■ TASK STATEMENT
Find out how many lines of the material contain the string "this" and give only that figure.

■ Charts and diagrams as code
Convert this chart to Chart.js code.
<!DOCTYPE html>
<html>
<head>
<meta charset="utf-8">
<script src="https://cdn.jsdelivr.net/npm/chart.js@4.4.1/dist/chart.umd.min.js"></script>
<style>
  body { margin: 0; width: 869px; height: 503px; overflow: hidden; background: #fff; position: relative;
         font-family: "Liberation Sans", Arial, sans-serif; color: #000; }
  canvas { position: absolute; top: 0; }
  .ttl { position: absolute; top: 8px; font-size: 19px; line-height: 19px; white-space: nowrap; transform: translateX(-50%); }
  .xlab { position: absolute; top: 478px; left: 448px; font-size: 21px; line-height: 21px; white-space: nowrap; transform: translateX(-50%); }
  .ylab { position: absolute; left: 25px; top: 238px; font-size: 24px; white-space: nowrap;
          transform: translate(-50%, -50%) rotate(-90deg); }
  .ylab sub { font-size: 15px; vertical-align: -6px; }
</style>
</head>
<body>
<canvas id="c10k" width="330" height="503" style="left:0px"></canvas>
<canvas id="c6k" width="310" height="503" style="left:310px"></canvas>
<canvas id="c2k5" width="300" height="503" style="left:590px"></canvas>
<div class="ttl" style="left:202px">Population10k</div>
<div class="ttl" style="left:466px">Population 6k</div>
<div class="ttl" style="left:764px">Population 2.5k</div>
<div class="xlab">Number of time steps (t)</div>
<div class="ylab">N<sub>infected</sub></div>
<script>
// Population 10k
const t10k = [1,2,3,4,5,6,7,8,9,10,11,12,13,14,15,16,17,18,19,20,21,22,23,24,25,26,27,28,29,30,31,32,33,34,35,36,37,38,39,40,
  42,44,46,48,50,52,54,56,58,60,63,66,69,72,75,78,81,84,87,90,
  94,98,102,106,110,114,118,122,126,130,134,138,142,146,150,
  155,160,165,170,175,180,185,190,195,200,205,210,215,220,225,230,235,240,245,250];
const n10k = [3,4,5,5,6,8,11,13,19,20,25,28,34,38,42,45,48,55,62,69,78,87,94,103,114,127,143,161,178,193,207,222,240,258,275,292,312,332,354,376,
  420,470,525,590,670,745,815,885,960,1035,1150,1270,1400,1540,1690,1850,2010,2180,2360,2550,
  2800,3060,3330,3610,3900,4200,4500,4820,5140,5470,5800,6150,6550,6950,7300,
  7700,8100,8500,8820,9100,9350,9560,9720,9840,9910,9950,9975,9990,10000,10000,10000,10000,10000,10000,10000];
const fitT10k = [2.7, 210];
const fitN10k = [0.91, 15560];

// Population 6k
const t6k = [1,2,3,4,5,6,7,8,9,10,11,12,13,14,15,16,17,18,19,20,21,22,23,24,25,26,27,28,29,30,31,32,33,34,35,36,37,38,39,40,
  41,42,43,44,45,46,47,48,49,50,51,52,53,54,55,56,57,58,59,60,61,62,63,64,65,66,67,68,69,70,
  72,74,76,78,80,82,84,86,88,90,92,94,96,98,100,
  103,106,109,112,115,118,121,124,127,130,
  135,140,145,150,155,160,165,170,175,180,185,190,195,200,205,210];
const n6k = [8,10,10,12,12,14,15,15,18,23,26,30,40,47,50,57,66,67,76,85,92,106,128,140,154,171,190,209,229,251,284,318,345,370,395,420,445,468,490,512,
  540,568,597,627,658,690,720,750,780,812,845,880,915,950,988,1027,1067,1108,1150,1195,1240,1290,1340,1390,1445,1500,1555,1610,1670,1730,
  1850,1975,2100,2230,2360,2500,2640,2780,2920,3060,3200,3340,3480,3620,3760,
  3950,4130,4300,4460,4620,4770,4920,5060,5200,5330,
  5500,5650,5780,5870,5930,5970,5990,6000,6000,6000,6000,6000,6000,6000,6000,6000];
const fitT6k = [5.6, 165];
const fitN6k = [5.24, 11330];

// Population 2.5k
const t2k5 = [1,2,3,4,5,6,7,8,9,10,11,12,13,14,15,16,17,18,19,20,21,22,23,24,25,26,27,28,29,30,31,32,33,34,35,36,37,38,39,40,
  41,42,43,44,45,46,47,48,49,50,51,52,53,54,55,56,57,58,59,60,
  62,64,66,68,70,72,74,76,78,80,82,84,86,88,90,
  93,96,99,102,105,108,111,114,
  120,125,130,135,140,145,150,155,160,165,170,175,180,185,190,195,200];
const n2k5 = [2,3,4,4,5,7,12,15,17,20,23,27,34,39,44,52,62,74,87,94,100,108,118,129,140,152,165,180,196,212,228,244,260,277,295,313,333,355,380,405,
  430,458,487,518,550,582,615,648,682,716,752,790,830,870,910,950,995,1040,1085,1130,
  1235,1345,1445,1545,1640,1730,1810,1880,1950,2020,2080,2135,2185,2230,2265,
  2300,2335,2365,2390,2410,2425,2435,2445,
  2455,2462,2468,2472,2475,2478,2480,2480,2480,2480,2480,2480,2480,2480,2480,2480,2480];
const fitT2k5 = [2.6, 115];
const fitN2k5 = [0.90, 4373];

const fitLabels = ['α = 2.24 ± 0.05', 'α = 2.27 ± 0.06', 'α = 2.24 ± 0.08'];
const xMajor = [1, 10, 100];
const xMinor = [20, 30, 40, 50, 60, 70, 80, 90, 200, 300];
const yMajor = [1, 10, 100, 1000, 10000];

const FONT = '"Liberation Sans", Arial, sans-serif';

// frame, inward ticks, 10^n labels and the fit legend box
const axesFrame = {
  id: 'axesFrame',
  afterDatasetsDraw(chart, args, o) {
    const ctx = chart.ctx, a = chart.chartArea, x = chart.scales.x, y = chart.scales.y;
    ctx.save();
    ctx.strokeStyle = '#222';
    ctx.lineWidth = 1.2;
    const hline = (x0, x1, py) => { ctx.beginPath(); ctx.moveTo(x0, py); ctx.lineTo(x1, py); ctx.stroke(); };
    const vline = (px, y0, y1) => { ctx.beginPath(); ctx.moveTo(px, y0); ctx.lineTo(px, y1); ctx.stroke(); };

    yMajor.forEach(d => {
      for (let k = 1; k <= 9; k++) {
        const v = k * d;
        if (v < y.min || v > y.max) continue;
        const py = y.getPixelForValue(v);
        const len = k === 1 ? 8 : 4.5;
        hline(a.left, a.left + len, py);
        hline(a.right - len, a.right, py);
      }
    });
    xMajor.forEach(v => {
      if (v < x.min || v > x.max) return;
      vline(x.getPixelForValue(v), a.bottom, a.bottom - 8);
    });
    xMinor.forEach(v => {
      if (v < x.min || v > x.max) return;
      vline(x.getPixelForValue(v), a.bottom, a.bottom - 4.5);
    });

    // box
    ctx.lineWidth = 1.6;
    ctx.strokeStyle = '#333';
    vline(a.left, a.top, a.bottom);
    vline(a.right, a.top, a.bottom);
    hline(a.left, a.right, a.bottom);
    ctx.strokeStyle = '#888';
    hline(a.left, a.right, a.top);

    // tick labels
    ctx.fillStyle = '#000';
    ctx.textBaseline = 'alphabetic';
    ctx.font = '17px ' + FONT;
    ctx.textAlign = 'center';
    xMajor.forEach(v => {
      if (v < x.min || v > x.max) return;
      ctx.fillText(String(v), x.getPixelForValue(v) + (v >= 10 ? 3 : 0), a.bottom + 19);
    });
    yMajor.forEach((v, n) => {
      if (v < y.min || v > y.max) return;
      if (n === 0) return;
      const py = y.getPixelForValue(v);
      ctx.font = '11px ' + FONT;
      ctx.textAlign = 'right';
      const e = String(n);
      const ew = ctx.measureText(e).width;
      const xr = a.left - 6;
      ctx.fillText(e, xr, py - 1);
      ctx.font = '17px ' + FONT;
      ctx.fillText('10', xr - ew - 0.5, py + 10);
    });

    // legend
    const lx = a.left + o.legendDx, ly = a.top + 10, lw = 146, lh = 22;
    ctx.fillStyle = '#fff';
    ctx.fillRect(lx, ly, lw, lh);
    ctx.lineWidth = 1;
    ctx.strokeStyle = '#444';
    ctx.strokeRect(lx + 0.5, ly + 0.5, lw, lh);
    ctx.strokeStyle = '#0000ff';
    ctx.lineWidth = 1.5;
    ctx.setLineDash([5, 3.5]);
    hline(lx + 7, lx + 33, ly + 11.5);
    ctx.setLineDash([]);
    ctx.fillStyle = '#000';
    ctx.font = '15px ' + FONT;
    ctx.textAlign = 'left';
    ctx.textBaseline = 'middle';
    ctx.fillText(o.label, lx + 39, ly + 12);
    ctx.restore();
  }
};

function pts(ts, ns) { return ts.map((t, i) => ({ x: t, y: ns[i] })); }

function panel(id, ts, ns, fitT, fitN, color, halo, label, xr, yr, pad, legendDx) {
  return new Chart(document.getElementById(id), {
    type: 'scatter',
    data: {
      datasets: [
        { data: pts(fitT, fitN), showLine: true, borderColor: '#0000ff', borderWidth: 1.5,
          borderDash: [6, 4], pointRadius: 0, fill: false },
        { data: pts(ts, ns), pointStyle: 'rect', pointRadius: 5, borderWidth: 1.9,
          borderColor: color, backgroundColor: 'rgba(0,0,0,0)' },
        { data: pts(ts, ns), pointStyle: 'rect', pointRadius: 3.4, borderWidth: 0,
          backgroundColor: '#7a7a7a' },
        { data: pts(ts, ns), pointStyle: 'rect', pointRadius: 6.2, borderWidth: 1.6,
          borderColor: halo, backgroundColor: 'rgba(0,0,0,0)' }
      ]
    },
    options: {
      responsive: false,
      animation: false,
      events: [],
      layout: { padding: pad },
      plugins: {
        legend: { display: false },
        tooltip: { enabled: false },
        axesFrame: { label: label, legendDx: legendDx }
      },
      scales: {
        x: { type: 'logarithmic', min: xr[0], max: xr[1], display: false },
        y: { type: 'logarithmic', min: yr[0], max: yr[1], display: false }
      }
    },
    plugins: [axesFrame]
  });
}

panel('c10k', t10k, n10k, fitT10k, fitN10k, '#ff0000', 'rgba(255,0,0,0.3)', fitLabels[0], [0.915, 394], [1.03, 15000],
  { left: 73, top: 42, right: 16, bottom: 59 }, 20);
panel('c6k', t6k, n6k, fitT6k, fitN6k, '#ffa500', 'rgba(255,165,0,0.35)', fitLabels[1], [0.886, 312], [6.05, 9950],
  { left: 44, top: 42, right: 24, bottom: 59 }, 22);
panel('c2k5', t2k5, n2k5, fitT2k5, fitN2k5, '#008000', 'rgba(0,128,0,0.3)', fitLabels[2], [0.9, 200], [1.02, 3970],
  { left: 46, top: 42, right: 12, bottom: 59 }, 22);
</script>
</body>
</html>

--

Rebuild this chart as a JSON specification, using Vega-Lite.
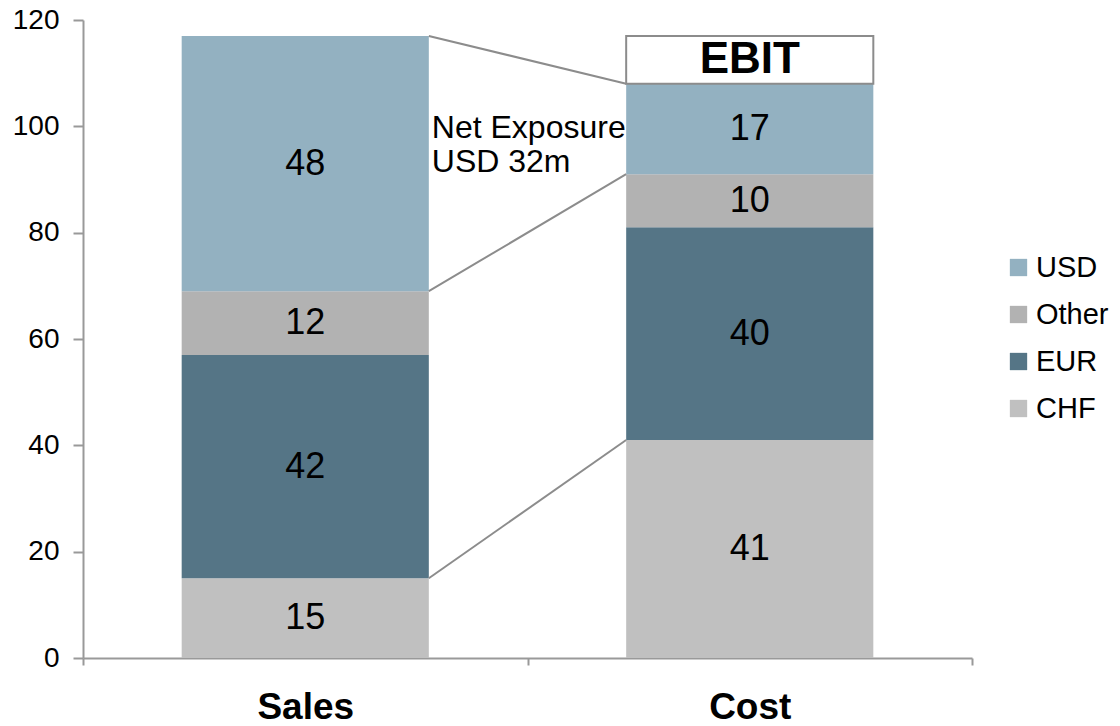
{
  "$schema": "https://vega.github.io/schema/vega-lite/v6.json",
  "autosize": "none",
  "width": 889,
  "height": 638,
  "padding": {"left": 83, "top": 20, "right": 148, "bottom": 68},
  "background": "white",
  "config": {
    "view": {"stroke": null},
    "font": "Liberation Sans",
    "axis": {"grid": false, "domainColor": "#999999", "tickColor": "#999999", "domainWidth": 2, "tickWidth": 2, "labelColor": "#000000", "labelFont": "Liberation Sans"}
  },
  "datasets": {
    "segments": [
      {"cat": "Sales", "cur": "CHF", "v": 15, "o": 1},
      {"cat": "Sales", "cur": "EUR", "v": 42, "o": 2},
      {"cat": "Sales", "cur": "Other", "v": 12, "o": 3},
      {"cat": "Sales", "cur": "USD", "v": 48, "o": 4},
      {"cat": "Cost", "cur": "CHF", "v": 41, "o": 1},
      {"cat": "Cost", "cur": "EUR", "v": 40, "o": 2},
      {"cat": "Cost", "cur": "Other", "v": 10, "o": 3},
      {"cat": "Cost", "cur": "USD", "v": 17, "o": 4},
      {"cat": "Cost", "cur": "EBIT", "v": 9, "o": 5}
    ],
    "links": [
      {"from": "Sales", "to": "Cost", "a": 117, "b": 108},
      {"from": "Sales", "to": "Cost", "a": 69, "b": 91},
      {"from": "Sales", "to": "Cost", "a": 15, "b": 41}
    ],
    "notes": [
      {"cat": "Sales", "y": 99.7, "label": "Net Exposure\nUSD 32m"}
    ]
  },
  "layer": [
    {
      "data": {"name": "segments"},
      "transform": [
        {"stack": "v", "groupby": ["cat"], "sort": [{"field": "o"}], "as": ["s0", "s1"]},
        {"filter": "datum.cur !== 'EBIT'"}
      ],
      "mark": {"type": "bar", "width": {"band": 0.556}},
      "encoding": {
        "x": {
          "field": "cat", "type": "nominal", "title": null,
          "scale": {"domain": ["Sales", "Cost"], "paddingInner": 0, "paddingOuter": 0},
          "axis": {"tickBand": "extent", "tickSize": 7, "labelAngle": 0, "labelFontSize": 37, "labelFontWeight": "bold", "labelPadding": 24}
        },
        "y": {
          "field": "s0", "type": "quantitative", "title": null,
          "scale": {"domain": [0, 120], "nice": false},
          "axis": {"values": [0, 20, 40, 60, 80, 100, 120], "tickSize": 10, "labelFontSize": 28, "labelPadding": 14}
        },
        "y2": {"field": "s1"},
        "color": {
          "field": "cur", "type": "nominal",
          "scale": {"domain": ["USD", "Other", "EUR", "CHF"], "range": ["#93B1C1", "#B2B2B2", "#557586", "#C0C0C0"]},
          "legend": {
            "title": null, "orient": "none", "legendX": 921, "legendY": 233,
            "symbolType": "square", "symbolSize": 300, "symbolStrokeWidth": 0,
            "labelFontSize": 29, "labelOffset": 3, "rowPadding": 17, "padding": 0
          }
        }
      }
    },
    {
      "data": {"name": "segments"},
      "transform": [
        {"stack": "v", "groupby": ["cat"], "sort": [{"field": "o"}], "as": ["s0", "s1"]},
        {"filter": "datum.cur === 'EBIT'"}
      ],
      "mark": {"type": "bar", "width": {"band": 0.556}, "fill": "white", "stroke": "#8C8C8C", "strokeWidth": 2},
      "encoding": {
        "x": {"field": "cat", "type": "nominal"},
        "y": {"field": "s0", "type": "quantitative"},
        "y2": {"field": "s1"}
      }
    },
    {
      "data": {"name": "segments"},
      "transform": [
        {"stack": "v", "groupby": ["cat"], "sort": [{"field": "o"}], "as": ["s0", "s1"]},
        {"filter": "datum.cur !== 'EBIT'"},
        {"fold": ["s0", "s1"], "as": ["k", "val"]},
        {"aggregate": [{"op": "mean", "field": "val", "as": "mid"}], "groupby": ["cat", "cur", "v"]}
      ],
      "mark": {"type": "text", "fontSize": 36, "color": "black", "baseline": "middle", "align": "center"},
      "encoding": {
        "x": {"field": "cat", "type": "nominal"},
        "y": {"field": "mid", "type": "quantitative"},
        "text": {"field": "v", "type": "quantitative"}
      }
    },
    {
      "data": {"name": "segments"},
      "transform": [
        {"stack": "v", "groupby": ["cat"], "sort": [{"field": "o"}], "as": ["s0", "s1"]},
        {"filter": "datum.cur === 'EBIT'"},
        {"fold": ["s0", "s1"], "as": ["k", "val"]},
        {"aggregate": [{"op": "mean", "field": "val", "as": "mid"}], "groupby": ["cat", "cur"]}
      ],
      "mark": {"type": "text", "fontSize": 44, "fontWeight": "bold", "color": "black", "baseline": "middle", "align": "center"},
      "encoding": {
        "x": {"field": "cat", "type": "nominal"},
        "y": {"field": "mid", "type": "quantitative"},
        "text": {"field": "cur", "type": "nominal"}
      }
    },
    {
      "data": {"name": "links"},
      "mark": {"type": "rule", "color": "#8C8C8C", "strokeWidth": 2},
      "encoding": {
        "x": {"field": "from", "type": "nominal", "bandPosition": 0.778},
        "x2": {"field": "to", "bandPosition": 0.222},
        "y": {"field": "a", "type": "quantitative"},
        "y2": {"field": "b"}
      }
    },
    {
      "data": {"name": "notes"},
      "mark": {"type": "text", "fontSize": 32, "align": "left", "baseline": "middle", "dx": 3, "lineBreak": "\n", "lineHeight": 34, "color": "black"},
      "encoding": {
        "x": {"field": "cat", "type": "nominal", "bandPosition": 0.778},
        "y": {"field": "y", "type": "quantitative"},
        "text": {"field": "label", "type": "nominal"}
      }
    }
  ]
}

...

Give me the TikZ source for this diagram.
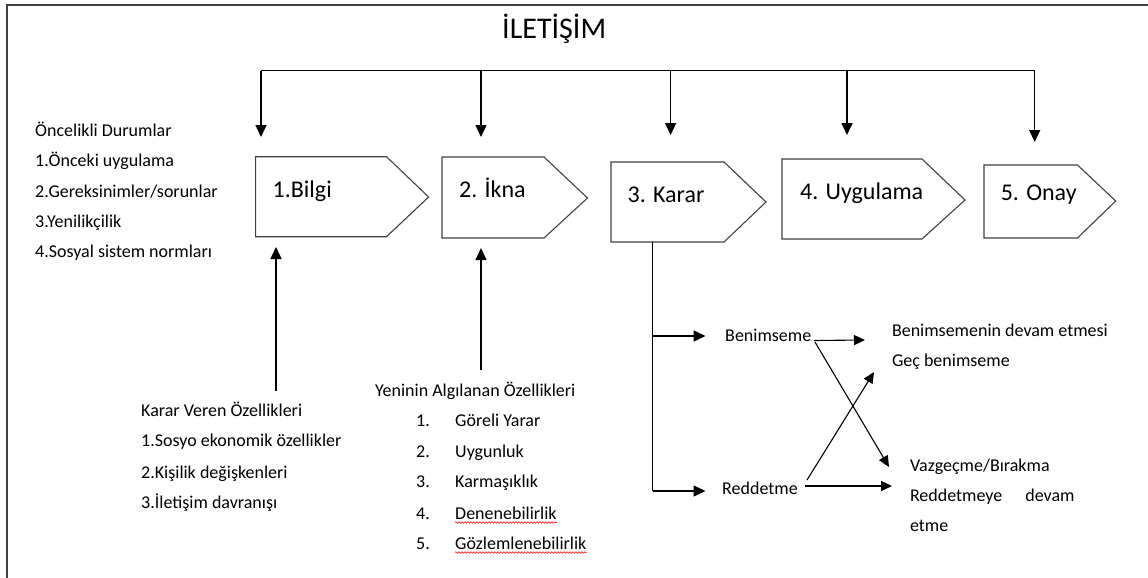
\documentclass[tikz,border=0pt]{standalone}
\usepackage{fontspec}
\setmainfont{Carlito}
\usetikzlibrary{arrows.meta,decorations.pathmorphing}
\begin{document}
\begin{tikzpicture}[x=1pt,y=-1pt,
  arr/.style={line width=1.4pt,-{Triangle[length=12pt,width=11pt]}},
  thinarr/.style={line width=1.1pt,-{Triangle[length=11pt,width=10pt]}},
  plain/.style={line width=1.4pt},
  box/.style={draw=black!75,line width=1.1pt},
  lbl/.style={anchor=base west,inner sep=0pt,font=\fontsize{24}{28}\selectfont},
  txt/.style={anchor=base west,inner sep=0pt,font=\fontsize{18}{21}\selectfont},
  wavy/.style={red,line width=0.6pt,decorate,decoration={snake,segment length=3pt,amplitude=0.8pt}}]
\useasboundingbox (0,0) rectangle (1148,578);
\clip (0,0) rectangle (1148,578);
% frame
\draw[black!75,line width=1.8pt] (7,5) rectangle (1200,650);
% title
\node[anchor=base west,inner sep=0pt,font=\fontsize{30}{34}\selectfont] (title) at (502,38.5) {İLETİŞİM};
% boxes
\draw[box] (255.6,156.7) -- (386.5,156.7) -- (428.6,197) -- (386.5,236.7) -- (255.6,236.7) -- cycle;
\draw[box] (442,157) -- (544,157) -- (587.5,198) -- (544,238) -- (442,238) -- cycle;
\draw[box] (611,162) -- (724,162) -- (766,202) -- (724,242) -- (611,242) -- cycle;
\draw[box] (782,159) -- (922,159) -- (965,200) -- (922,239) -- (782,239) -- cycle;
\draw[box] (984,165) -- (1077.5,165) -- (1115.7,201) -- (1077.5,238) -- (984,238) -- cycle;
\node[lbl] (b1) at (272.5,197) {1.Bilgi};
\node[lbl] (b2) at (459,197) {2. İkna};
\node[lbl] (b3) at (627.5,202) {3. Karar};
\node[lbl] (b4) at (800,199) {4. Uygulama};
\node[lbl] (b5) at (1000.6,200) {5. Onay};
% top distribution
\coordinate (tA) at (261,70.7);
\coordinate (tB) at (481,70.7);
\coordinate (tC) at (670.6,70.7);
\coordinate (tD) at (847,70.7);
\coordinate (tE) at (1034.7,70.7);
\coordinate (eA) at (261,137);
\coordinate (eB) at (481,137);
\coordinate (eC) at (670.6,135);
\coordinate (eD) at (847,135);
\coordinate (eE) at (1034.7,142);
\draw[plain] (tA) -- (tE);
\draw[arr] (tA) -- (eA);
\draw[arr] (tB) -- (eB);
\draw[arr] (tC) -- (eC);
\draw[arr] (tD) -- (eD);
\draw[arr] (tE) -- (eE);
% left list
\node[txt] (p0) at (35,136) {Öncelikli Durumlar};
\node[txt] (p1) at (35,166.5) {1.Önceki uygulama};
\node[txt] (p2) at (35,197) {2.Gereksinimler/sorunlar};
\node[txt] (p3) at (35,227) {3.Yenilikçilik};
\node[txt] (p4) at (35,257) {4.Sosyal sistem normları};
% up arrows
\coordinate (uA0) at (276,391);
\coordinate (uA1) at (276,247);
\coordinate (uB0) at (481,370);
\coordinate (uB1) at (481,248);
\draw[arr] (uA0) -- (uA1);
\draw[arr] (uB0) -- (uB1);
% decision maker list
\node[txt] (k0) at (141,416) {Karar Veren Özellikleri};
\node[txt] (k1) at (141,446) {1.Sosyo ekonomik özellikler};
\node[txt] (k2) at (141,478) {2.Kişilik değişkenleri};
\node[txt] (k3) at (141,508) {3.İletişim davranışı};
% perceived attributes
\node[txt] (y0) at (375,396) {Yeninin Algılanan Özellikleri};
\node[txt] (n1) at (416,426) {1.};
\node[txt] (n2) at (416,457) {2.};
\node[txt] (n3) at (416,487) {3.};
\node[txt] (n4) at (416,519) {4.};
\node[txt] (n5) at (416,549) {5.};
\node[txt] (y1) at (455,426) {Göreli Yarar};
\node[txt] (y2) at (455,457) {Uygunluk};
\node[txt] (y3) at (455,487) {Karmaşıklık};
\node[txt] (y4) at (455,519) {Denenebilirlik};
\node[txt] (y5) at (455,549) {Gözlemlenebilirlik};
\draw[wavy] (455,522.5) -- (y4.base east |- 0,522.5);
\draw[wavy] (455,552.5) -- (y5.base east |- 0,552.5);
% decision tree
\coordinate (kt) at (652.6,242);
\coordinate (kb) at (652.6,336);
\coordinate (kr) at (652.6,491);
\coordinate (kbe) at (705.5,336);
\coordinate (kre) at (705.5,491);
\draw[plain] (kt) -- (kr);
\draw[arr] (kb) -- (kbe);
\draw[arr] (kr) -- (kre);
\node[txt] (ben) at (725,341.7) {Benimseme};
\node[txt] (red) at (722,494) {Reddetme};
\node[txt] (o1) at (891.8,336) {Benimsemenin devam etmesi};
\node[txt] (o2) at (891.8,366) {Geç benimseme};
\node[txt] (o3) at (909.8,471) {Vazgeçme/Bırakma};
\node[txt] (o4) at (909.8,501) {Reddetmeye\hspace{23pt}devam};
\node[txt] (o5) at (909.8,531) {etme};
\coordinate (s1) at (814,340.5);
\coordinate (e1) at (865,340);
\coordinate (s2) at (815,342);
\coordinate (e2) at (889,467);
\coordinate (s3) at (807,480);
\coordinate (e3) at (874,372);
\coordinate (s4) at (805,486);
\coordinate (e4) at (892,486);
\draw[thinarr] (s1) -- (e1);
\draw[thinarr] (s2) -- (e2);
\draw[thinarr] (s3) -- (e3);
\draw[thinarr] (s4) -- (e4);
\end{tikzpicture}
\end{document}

■ EXPECTED ANSWER
3